The decision means the pay of a junior federal politician will rise to more than $203,000 a year from July 1, Prime Minister Malcolm Turnbull's pay packet will increase from $517,504 to $527,852, and Deputy Prime Minister Barnaby Joyce will take home $416,191.

The highest-paid public servant, Prime Minister's department head Martin Parkinson, will soon take home $878,000 a year.

Politicians will also benefit from a tax cut when the Government's deficit levy on Australia's highest income earners is lifted on July 1, lowering their marginal tax rate to 47 per cent.

Public sector union United Voice said while those at the top of the pile enjoy a larger chunk of the spoils, cleaners at Parliament House are looking for donations in the absence of a wage rise.

Unions spokesperson Lynda Ryan said the cleaners currently earn just over $20 an hour.

“When we're talking about top public servants, they're earning 21 times more than what the cleaners in their buildings earn,” she said.

“How can that be justified?”

Both Mr Turnbull and Opposition Leader Bill Shorten say the pay rise decision was made independently.

“The process for setting the wages of politicians is done at arm's length to try to take the politics out of it,” Mr Shorten said.

The Prime Minister said similar complaints emerge every time the independent tribunal sets wages.

“It's a decision by the Remuneration Tribunal and there is never a good time to increase the pay of politicians,” Mr Turnbull told Sydney radio station 2GB.

“But the alternative to having an independent tribunal set the politicians' pay is to have the politicians setting it themselves, and no-one would want that.”

The Remuneration Tribunal has issued a statement (available here in PDF form) explaining its decision, but not going into a great deal of detail.

“The Tribunal sets remuneration for a range of offices that sit at the forefront of the private/public sector ‘divide’,” the statement says.

“Heads of agencies, members of boards and technical/professional specialists often straddle roles between both sectors.
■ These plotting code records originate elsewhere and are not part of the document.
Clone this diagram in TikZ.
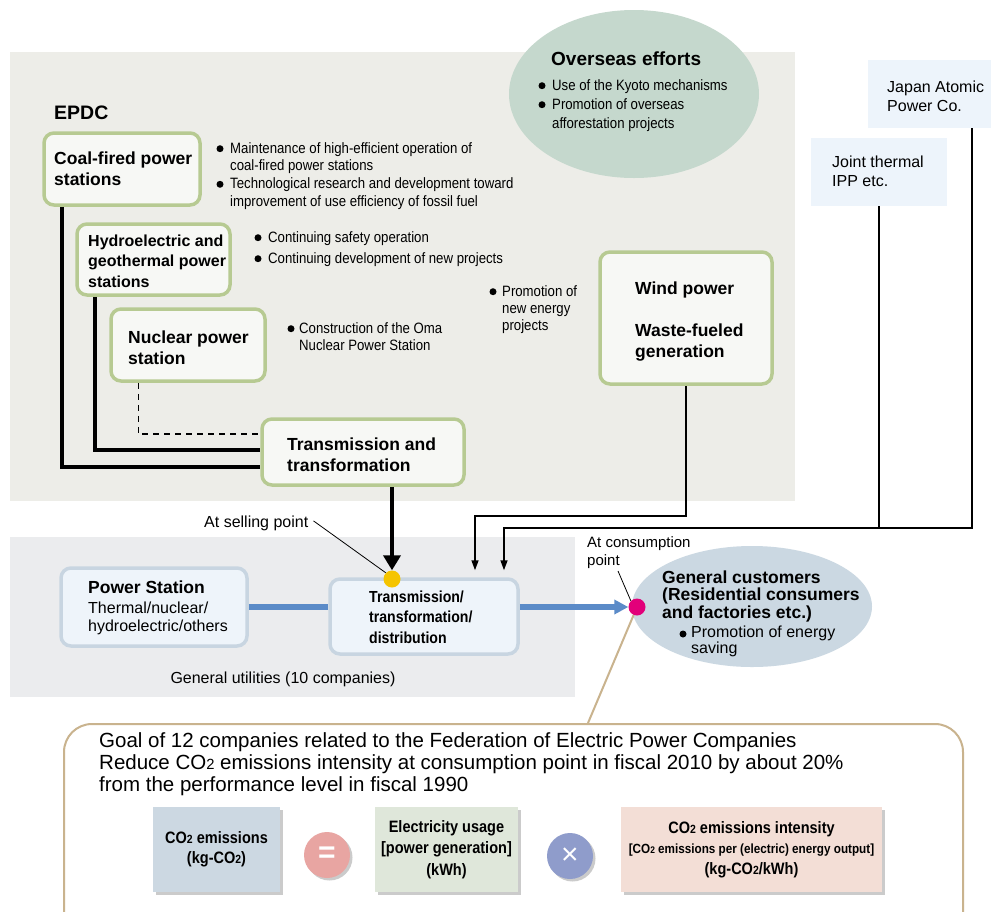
\documentclass[tikz,border=0pt]{standalone}
\usepackage{fontspec}
\setmainfont{Liberation Sans}
\newfontfamily\cond[FakeStretch=0.88]{Liberation Sans}
\usetikzlibrary{shapes.geometric,arrows.meta,shadows,calc}
\definecolor{panelA}{RGB}{237,237,232}
\definecolor{panelB}{RGB}{235,236,238}
\definecolor{boxgreen}{RGB}{183,202,146}
\definecolor{boxfill}{RGB}{247,248,245}
\definecolor{bluebd}{RGB}{200,213,225}
\definecolor{bluefill}{RGB}{238,244,250}
\definecolor{ovsfill}{RGB}{197,216,205}
\definecolor{custfill}{RGB}{203,216,226}
\definecolor{ippfill}{RGB}{237,244,251}
\definecolor{bluelncol}{RGB}{91,139,200}
\definecolor{ydotcol}{RGB}{245,196,0}
\definecolor{mdotcol}{RGB}{226,0,122}
\definecolor{tanln}{RGB}{201,179,142}
\definecolor{co2fill}{RGB}{204,216,226}
\definecolor{elecfill}{RGB}{223,231,218}
\definecolor{intfill}{RGB}{243,222,214}
\definecolor{eqfill}{RGB}{232,165,162}
\definecolor{mulfill}{RGB}{143,156,203}
\newcommand\fsz[2]{\fontsize{#1}{#2}\selectfont}
\newcommand\stwo{\scalebox{0.72}{2}}
\begin{document}
\begin{tikzpicture}[x=1pt,y=-1pt,
  gbox/.style={draw=boxgreen,line width=3.5pt,rounded corners=10pt,fill=boxfill,inner sep=0},
  bbox/.style={draw=bluebd,line width=3.5pt,rounded corners=10pt,fill=bluefill,inner sep=0},
  ipp/.style={fill=ippfill,inner sep=0},
  txt/.style={inner sep=0,anchor=base west,align=left},
  btxt/.style={txt,font=\bfseries\fsz{17.5}{21}},
  ctxt/.style={txt,font=\cond\fsz{15}{17.8}},
  rtxt/.style={txt,font=\fsz{16}{19}},
  heavy/.style={line width=4pt},
  thinarr/.style={line width=1.5pt,-{Triangle[length=10pt,width=7pt]}},
  bigarr/.style={line width=4.5pt,-{Triangle[length=15pt,width=17pt]}},
  bluepipe/.style={line width=5.5pt,draw=bluelncol},
  eqbox/.style={inner sep=0,font=\cond\bfseries\fsz{16.5}{20.5},align=center,
    drop shadow={shadow xshift=2.5pt,shadow yshift=-2.5pt,fill=black!40}},
  opcirc/.style={circle,inner sep=0,minimum size=46pt,text=white,
    drop shadow={shadow xshift=2.5pt,shadow yshift=-2.5pt,fill=black!40}},
]
\useasboundingbox (0,0) rectangle (991,911);
\clip (0,0) rectangle (991,911);
\fill[white] (0,0) rectangle (991,911);
% panels (multi-line text nodes are placed at the baseline of their last line)
\fill[panelA] (10,52) rectangle (795,501);
\fill[panelB] (10,537) rectangle (575,697);

% overseas
\node[ellipse,fill=ovsfill,minimum width=250pt,minimum height=168pt,inner sep=0] (ovs) at (634,94) {};
\node[btxt,font=\bfseries\fsz{19}{22}] (ovst) at (551,65) {Overseas efforts};
\node[ctxt,font=\cond\fsz{15}{19}] (ovsb) at (552,128) {Use of the Kyoto mechanisms\\Promotion of overseas\\afforestation projects};
\fill (542,85.7) circle (3.5pt);
\fill (542,104.7) circle (3.5pt);

% IPP boxes
\node[ipp,minimum width=132pt,minimum height=68pt] (japan) at (934,94) {};
\node[rtxt] (japant) at (887,111) {Japan Atomic\\Power Co.};
\node[ipp,minimum width=136pt,minimum height=68pt] (joint) at (879,172) {};
\node[rtxt] (jointt) at (832,186) {Joint thermal\\IPP etc.};

% EPDC
\node[btxt,font=\bfseries\fsz{19.5}{22}] (epdc) at (54,119) {EPDC};
\node[gbox,minimum width=156pt,minimum height=72pt] (coal) at (122,169) {};
\node[btxt] (coalt) at (54,185) {Coal-fired power\\stations};
\node[gbox,minimum width=153pt,minimum height=71pt] (hydro) at (153.5,259.5) {};
\node[btxt,font=\bfseries\fsz{16}{20.5}] (hydrot) at (88,287) {Hydroelectric and\\geothermal power\\stations};
\node[gbox,minimum width=154pt,minimum height=72pt] (nuc) at (188,345) {};
\node[btxt] (nuct) at (128,364) {Nuclear power\\station};
\node[gbox,minimum width=202pt,minimum height=66pt] (trans) at (363,452) {};
\node[btxt] (transt) at (287,471) {Transmission and\\transformation};
\node[gbox,minimum width=172pt,minimum height=132pt] (wind) at (686,318) {};
\node[btxt] (windt) at (635,294) {Wind power};
\node[btxt] (wastet) at (635,357) {Waste-fueled\\generation};

% bullet texts
\node[ctxt] (coalb) at (230,206.4) {Maintenance of high-efficient operation of\\coal-fired power stations\\Technological research and development toward\\improvement of use efficiency of fossil fuel};
\fill (220,148.7) circle (3.5pt);
\fill (220,184.3) circle (3.5pt);
\node[ctxt,font=\cond\fsz{15}{21}] (hydrob) at (268,263) {Continuing safety operation\\Continuing development of new projects};
\fill (258,237.7) circle (3.5pt);
\fill (258,258.7) circle (3.5pt);
\node[ctxt] (nucb) at (299,350.8) {Construction of the Oma\\Nuclear Power Station};
\fill (291,328.7) circle (3.5pt);
\node[ctxt,font=\cond\fsz{15}{17}] (newb) at (502,330) {Promotion of\\new energy\\projects};
\fill (493,291.7) circle (3.5pt);

% EPDC connectors
\draw[heavy] ([xshift=20pt]coal.south west) |- ([yshift=-15pt]trans.west);
\draw[heavy] ([xshift=20pt]hydro.south west) |- ([yshift=2pt]trans.west);
\draw[line width=1.5pt,dash pattern=on 6pt off 5pt] ([xshift=29pt]nuc.south west) |- ([yshift=18pt]trans.west);

% general utilities
\node[bbox,minimum width=186pt,minimum height=78pt] (ps) at (154,607) {};
\node[txt,font=\bfseries\fsz{17.5}{20}] (pst) at (88,593) {Power Station};
\node[rtxt,font=\fsz{16}{18}] (pst2) at (88,631) {Thermal/nuclear/\\hydroelectric/others};
\node[bbox,minimum width=188pt,minimum height=75pt] (tdist) at (424,616.5) {};
\node[txt,font=\cond\bfseries\fsz{16}{20.5}] (tdistt) at (369,643) {Transmission/\\transformation/\\distribution};
\node[font=\fsz{16}{19},inner sep=0,anchor=base] (gut) at (283,683) {General utilities (10 companies)};

% customers
\node[ellipse,fill=custfill,minimum width=240pt,minimum height=121pt,inner sep=0] (cust) at (752,606.5) {};
\node[txt,font=\bfseries\fsz{17.5}{17.5}] (custt) at (662,618) {General customers\\(Residential consumers\\and factories etc.)};
\node[rtxt,font=\fsz{16}{14.5}] (custb) at (691,653) {Promotion of energy\\saving};
\fill (683,634) circle (3.5pt);

% goal box
\node[draw=tanln,line width=2pt,rounded corners=28pt,fill=white,minimum width=899pt,minimum height=240pt,anchor=north west,inner sep=0] (goal) at (63,723) {};
\node[txt,font=\fsz{20.5}{22}] (goalt) at (99,791) {Goal of 12 companies related to the Federation of Electric Power Companies\\Reduce CO\stwo{} emissions intensity at consumption point in fiscal 2010 by about 20\%\\from the performance level in fiscal 1990};
\node[eqbox,fill=co2fill,minimum width=127pt,minimum height=85pt] (co2) at (216.5,849.5) {CO\stwo{} emissions\\(kg-CO\stwo)};
\node[opcirc,fill=eqfill,font=\bfseries\fsz{30}{30}] (eq) at (327,855) {\raisebox{-2pt}{=}};
\node[eqbox,fill=elecfill,minimum width=143pt,minimum height=85pt,font=\cond\bfseries\fsz{16.5}{21.5}] (elec) at (446.5,849.5) {Electricity usage\\{}[power generation]\\(kWh)};
\node[opcirc,fill=mulfill,font=\fsz{30}{30}] (mul) at (570,856) {×};
\node[eqbox,fill=intfill,minimum width=261pt,minimum height=85pt] (int) at (751.5,849.5) {CO\stwo{} emissions intensity\\{\fsz{13.3}{20}[CO\stwo{} emissions per (electric) energy output]}\\(kg-CO\stwo/kWh)};

% points and leaders
\node[circle,fill=ydotcol,minimum size=17pt,inner sep=0] (ydot) at (392,579) {};
\node[circle,fill=mdotcol,minimum size=17pt,inner sep=0] (cdot) at (637,607) {};
\node[txt,font=\fsz{16}{19}] (sellt) at (204,527) {At selling point};
\node[txt,font=\fsz{15}{18}] (const) at (587,565) {At consumption\\point};
\coordinate (c1) at (618,571);
\coordinate (g1) at (588,723);
\draw[line width=0.8pt] ([xshift=5pt,yshift=2pt]sellt.east) -- (ydot.north west);
\draw[line width=0.8pt] (c1) -- (cdot.north west);
\draw[tanln,line width=2pt] (cdot) -- (g1);

% flows
\draw[bigarr] ([xshift=29pt]trans.south) -- (ydot.north);
\coordinate (w1) at (475,516);
\coordinate (w2) at (504,528);
\draw[thinarr] (wind.south) |- (w1) -- ($(w1 |- tdist.north)+(0,-7)$);
\draw[thinarr] ([xshift=38pt]japan.south) |- (w2) -- ($(w2 |- tdist.north)+(0,-7)$);
\draw[line width=1.5pt] (joint.south) -- (joint.south |- w2);
\draw[bluepipe] (ps.east) -- (ps.east -| tdist.west);
\draw[bluepipe,-{Triangle[length=14pt,width=14pt]}] (tdist.east |- ps.east) -- (cdot.west);
\end{tikzpicture}
\end{document}
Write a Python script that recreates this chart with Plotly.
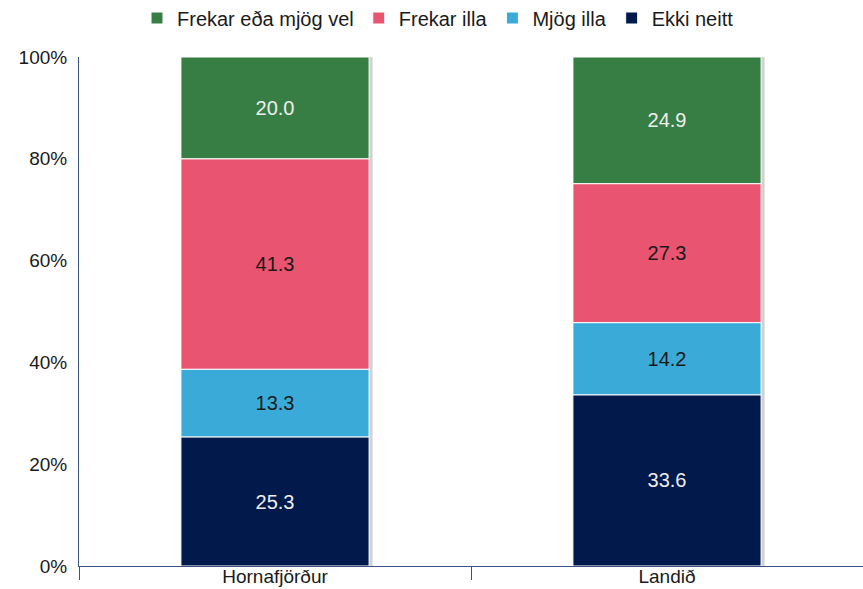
import numpy as np
import plotly.graph_objects as go

# Survey answers per area (percent)
categories = ["Hornafjörður", "Landið"]
ekki_neitt = [25.3, 33.6]
mjog_illa = [13.3, 14.2]
frekar_illa = [41.3, 27.3]
frekar_vel = [20.0, 24.9]
y_tick_values = [0, 20, 40, 60, 80, 100]

series = [
    ("Frekar eða mjög vel", frekar_vel, "#377e45", "#eeeeee"),
    ("Frekar illa", frekar_illa, "#e95470", "#1a1a1a"),
    ("Mjög illa", mjog_illa, "#3aabd8", "#1a1a1a"),
    ("Ekki neitt", ekki_neitt, "#011a4b", "#eeeeee"),
]

# stacking order is bottom-up: Ekki neitt, Mjög illa, Frekar illa, Frekar vel
stack_order = [ekki_neitt, mjog_illa, frekar_illa, frekar_vel]
vals = np.array(stack_order, dtype=float)
totals = vals.sum(axis=0)
shares = vals / totals * 100.0
bases = np.vstack([np.zeros(len(categories)), np.cumsum(shares, axis=0)[:-1]])
share_of = {id(v): (shares[i], bases[i]) for i, v in enumerate(stack_order)}

x = np.arange(len(categories))
BAR_W = 0.48
FONT = "Liberation Sans, Arial, sans-serif"
AXIS_COLOR = "#3a5284"
TEXT = "#1a1a1a"

fig = go.Figure()

# soft shadow on the right of each column (main x axis)
fig.add_trace(go.Bar(
    x=x, y=shares.sum(axis=0), base=np.zeros(len(categories)),
    width=BAR_W, offset=-BAR_W / 2 + 0.009,
    marker=dict(color="#d2d2d2", line=dict(width=0)),
    showlegend=False, hoverinfo="skip",
))

# stacked segments on the overlaid axis, which also carries the boundary ticks
for name, raw, color, txtcolor in series:
    h, b = share_of[id(raw)]
    fig.add_trace(go.Bar(
        name=name, x=x, y=h, base=b, xaxis="x2",
        width=BAR_W, offset=-BAR_W / 2,
        marker=dict(color=color, line=dict(color="white", width=1)),
        text=[f"{v:.1f}" for v in raw],
        textposition="inside", insidetextanchor="middle",
        textangle=0, constraintext="none",
        textfont=dict(family=FONT, size=20, color=txtcolor),
    ))

fig.update_layout(
    width=863, height=589,
    barmode="overlay",
    paper_bgcolor="white", plot_bgcolor="white",
    margin=dict(l=79, r=0, t=57, b=23),
    font=dict(family=FONT, size=19, color=TEXT),
    legend=dict(
        orientation="h", traceorder="normal",
        xref="container", yref="container",
        x=438 / 863, xanchor="center", y=1 - 18 / 589, yanchor="middle",
        font=dict(family=FONT, size=20, color=TEXT),
        itemwidth=30, tracegroupgap=0,
    ),
    xaxis=dict(
        range=[-0.5, 1.5], tickmode="array", tickvals=list(x), ticktext=categories,
        showline=True, linecolor=AXIS_COLOR, linewidth=1,
        showgrid=False, zeroline=False, ticks="", automargin=False,
        ticklabelstandoff=-7,
        tickfont=dict(family=FONT, size=19, color=TEXT),
    ),
    xaxis2=dict(
        overlaying="x", anchor="y", side="bottom",
        range=[-0.5, 1.5], tickmode="array", tickvals=[-0.5, 0.5, 1.5],
        ticks="outside", ticklen=13, tickcolor=AXIS_COLOR, tickwidth=1,
        showticklabels=False, showgrid=False, zeroline=False, showline=False,
        automargin=False,
    ),
    yaxis=dict(
        range=[0, 100], tickmode="array", tickvals=y_tick_values,
        ticktext=[f"{v}%" for v in y_tick_values],
        showline=True, linecolor=AXIS_COLOR, linewidth=1,
        showgrid=False, zeroline=False, ticks="", automargin=False,
        ticklabelstandoff=7,
        tickfont=dict(family=FONT, size=19, color=TEXT),
    ),
)

fig.write_html("out.html")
Many of these office holders do not expect or require that monetary compensation be set at private sector levels.

“Rather in the true sense of the phrase ‘public service’, office holders serve for the public good.

“Over the past year there has been a notable increase in submissions to the Tribunal seeking higher remuneration for offices and individual office holders based at least in part on private sector remuneration.

“As well as achieving an appropriate balance in the assessment of both private and public sector wage movements, the Tribunal must make its assessment of wages and other economic considerations based not just on past experience but also on predictions of future movements.

“The Tribunal is also conscious of the Government’s policy of wage restraint applying to APS and non-APS agencies.

“Ultimately the Tribunal has decided to set its general increase at 2 per cent.”